To be done:
Only the lines from the start of the data through the line containing "import pandas as pd" should be written out, exactly as they are, with both ends included and the pictures left out.

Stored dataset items
^^^^^^^^^^^^^^^^

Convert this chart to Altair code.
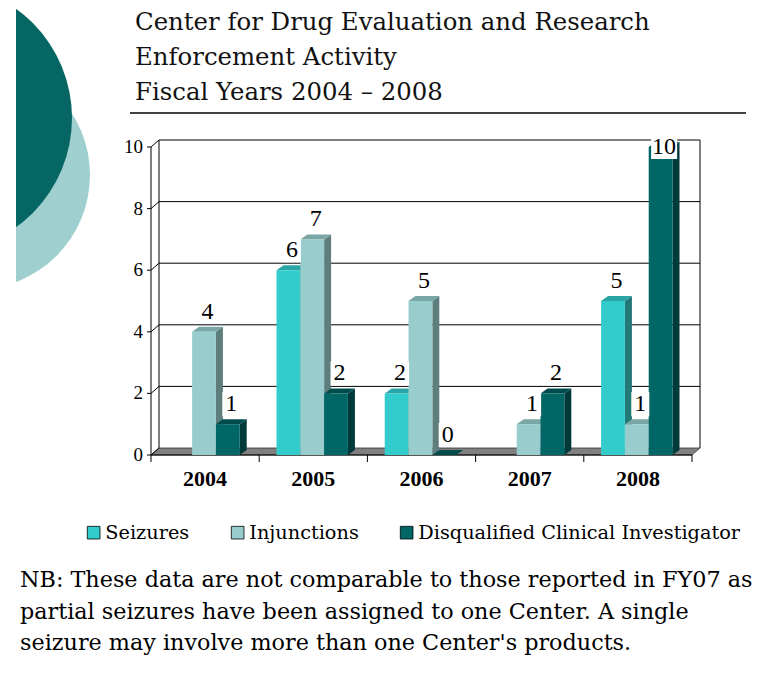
import altair as alt
import pandas as pd

# ---------------- data ----------------
YEARS = ["2004", "2005", "2006", "2007", "2008"]
SERIES = ["Seizures", "Injunctions", "Disqualified Clinical Investigator"]
SEIZURES = [None, 6, 2, None, 5]
INJUNCTIONS = [4, 7, 5, 1, 1]
DISQUALIFIED = [1, 2, 0, 2, 10]
Y_TICKS = [0, 2, 4, 6, 8, 10]
TITLE_LINES = [
    "Center for Drug Evaluation and Research",
    "Enforcement Activity",
    "Fiscal Years 2004 \u2013 2008",
]
NOTE_LINES = [
    "NB: These data are not comparable to those reported in FY07 as",
    "partial seizures have been assigned to one Center. A single",
    "seizure may involve more than one Center's products.",
]

# ---------------- style ----------------
FRONT = ["#33CCCC", "#99CCCC", "#006666"]
SIDE = ["#237878", "#5E7E7E", "#003A3A"]
TOP = ["#2AA5A5", "#7BA6A6", "#004C4C"]
SERIF = "Liberation Serif"
WIDE = "DejaVu Serif"

W, H = 541, 308
PX_X = W / 5.0
PX_Y = H / 10.0
BAR_START, BAR_W = 0.16, 0.22
DX, DY = 7 / PX_X, 5 / PX_Y          # bar depth
WDX, WDY = 8, 7                        # wall depth in px

xs = alt.Scale(domain=[0, 5], nice=False, zero=False)
ys = alt.Scale(domain=[0, 10], nice=False, zero=False)

# ---------------- tables ----------------
values = [SEIZURES, INJUNCTIONS, DISQUALIFIED]
front_rows, side_rows, top_rows, lab_rows = [], [], [], []
bid = 0
for i, yr in enumerate(YEARS):
    for k, s in enumerate(SERIES):
        v = values[k][i]
        if v is None:
            continue
        xl = i + BAR_START + k * BAR_W
        xr = xl + BAR_W
        front_rows.append(dict(id=bid, series=s, year=yr, v=v, xl=xl, xr=xr, zero=0))
        side_rows += [dict(id=bid, series=s, x=xr, y=0, y2=v),
                      dict(id=bid, series=s, x=xr + DX, y=DY, y2=v + DY)]
        top_rows += [dict(id=bid, series=s, y=v, x=xl, x2=xr),
                     dict(id=bid, series=s, y=v + DY, x=xl + DX, x2=xr + DX)]
        cx = (xl + xr) / 2 + DX / 2
        ly = min(v + 20 / PX_Y, 10)
        hw = (9 if len(str(v)) == 1 else 13) / PX_X
        hh = 12 / PX_Y
        lab_rows.append(dict(t=str(v), cx=cx, ly=ly, bx1=cx - hw, bx2=cx + hw,
                             by1=ly - hh, by2=ly + hh))
        bid += 1

front_df = pd.DataFrame(front_rows)
side_df = pd.DataFrame(side_rows)
top_df = pd.DataFrame(top_rows)
lab_df = pd.DataFrame(lab_rows)
one = pd.DataFrame({"a": [0]})
span = pd.DataFrame({"lo": [0], "hi": [10]})
ticks_df = pd.DataFrame({"v": Y_TICKS})
grid_df = pd.DataFrame({"v": Y_TICKS[1:]})
bounds_df = pd.DataFrame({"b": list(range(len(YEARS) + 1))})
years_df = pd.DataFrame({"year": YEARS, "c": [i + 0.5 for i in range(len(YEARS))]})
floor_df = pd.DataFrame({"y": [0, WDY / PX_Y], "x": [0, WDX / PX_X],
                         "x2": [5, 5 + WDX / PX_X]})

layers = []

# decorative circles (symbol size = (2r)^2)
layers.append(alt.Chart(one).mark_circle(size=(2 * 114.4) ** 2, color="#9FCFCF", opacity=1)
              .encode(x=alt.value(-175.4), y=alt.value(28)))
layers.append(alt.Chart(one).mark_circle(size=(2 * 134.6) ** 2, color="#066663", opacity=1)
              .encode(x=alt.value(-213.6), y=alt.value(-29)))
layers.append(alt.Chart(one).mark_rect(color="white")
              .encode(x=alt.value(-150), x2=alt.value(-135), y=alt.value(-150), y2=alt.value(300)))

# title
for j, line in enumerate(TITLE_LINES):
    layers.append(alt.Chart(one).mark_text(text=line, font=WIDE, fontSize=24.4, align="left",
                                           baseline="alphabetic", color="#111111")
                  .encode(x=alt.value(-16), y=alt.value(-117 + 35 * j)))
layers.append(alt.Chart(one).mark_rule(color="black", strokeWidth=1.3)
              .encode(x=alt.value(-21), x2=alt.value(595), y=alt.value(-34)))

# floor
layers.append(alt.Chart(floor_df).mark_area(orient="horizontal", color="#808080",
                                            stroke="#333333", strokeWidth=0.8)
              .encode(y=alt.Y("y:Q", scale=ys, axis=None, stack=None),
                      x=alt.X("x:Q", scale=xs, axis=None), x2="x2"))
# back wall
for xv in (WDX, W + WDX):
    layers.append(alt.Chart(span).mark_rule(color="black", strokeWidth=1, yOffset=-WDY, y2Offset=-WDY)
                  .encode(x=alt.value(xv), y=alt.Y("lo:Q", scale=ys, axis=None), y2="hi"))
# gridlines
layers.append(alt.Chart(grid_df).mark_rule(color="black", strokeWidth=1, yOffset=-WDY)
              .encode(y=alt.Y("v:Q", scale=ys, axis=None), x=alt.value(WDX), x2=alt.value(W + WDX)))
layers.append(alt.Chart(ticks_df).mark_rule(color="black", strokeWidth=1, y2Offset=-WDY)
              .encode(y=alt.Y("v:Q", scale=ys, axis=None), y2="v", x=alt.value(0), x2=alt.value(WDX)))
# front y axis
layers.append(alt.Chart(span).mark_rule(color="black", strokeWidth=1)
              .encode(x=alt.value(0), y=alt.Y("lo:Q", scale=ys, axis=None), y2="hi"))
layers.append(alt.Chart(ticks_df).mark_rule(color="black", strokeWidth=1)
              .encode(y=alt.Y("v:Q", scale=ys, axis=None), x=alt.value(-4), x2=alt.value(0)))
layers.append(alt.Chart(ticks_df).mark_text(font=SERIF, fontSize=19, align="right", baseline="middle")
              .encode(y=alt.Y("v:Q", scale=ys, axis=None), x=alt.value(-8), text="v:N"))
# front x axis
layers.append(alt.Chart(span).mark_rule(color="black", strokeWidth=1)
              .encode(y=alt.value(H), x=alt.value(0), x2=alt.value(W)))
layers.append(alt.Chart(bounds_df).mark_rule(color="black", strokeWidth=1)
              .encode(x=alt.X("b:Q", scale=xs, axis=None), y=alt.value(H), y2=alt.value(H + 7)))
layers.append(alt.Chart(years_df).mark_text(font=SERIF, fontSize=22, fontWeight="bold", baseline="middle")
              .encode(x=alt.X("c:Q", scale=xs, axis=None), y=alt.value(332), text="year:N"))

# bars: sides, tops, fronts
layers.append(alt.Chart(side_df).mark_area(orient="vertical", opacity=1)
              .encode(x=alt.X("x:Q", scale=xs, axis=None),
                      y=alt.Y("y:Q", scale=ys, axis=None, stack=None), y2="y2",
                      detail="id:N",
                      color=alt.Color("series:N", scale=alt.Scale(domain=SERIES, range=SIDE), legend=None)))
layers.append(alt.Chart(top_df).mark_area(orient="horizontal", opacity=1)
              .encode(y=alt.Y("y:Q", scale=ys, axis=None, stack=None),
                      x=alt.X("x:Q", scale=xs, axis=None), x2="x2",
                      detail="id:N",
                      color=alt.Color("series:N", scale=alt.Scale(domain=SERIES, range=TOP), legend=None)))
layers.append(alt.Chart(front_df).mark_rect(opacity=1)
              .encode(x=alt.X("xl:Q", scale=xs, axis=None), x2="xr",
                      y=alt.Y("zero:Q", scale=ys, axis=None), y2="v",
                      color=alt.Color("series:N", scale=alt.Scale(domain=SERIES, range=FRONT),
                                      legend=alt.Legend(orient="none", legendX=-67, legendY=376,
                                                        direction="horizontal", title=None,
                                                        symbolType="square", symbolSize=160,
                                                        symbolStrokeColor="black", symbolStrokeWidth=0.8,
                                                        symbolOpacity=1,
                                                        labelFont=WIDE, labelFontSize=19.3,
                                                        labelColor="black", labelOffset=2,
                                                        columnPadding=38, labelLimit=0))))
# labels
layers.append(alt.Chart(lab_df).mark_rect(color="white")
              .encode(x=alt.X("bx1:Q", scale=xs, axis=None), x2="bx2",
                      y=alt.Y("by1:Q", scale=ys, axis=None), y2="by2"))
layers.append(alt.Chart(lab_df).mark_text(font=SERIF, fontSize=24, baseline="middle", color="black")
              .encode(x=alt.X("cx:Q", scale=xs, axis=None), y=alt.Y("ly:Q", scale=ys, axis=None),
                      text="t:N"))

# note
for j, line in enumerate(NOTE_LINES):
    layers.append(alt.Chart(one).mark_text(text=line, font=WIDE, fontSize=22.3, align="left",
                                           baseline="alphabetic", color="black")
                  .encode(x=alt.value(-131), y=alt.value(440 + 31.5 * j)))

chart = (alt.layer(*layers)
         .resolve_scale(color="independent")
         .properties(width=W, height=H,
                     padding={"left": 143, "top": 139, "right": 72, "bottom": 218},
                     autosize=alt.AutoSizeParams(type="none"))
         .configure_view(stroke=None))

chart.save("out.html", embed_options={"renderer": "svg", "actions": False})
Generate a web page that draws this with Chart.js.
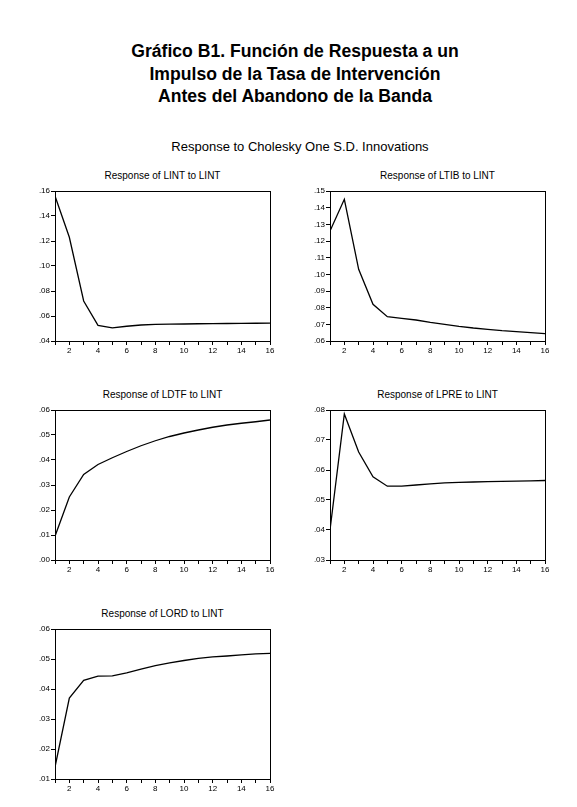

^^^^^^^^^^^^^^^^

Task output:
Convert this chart to Altair code.
import altair as alt
import pandas as pd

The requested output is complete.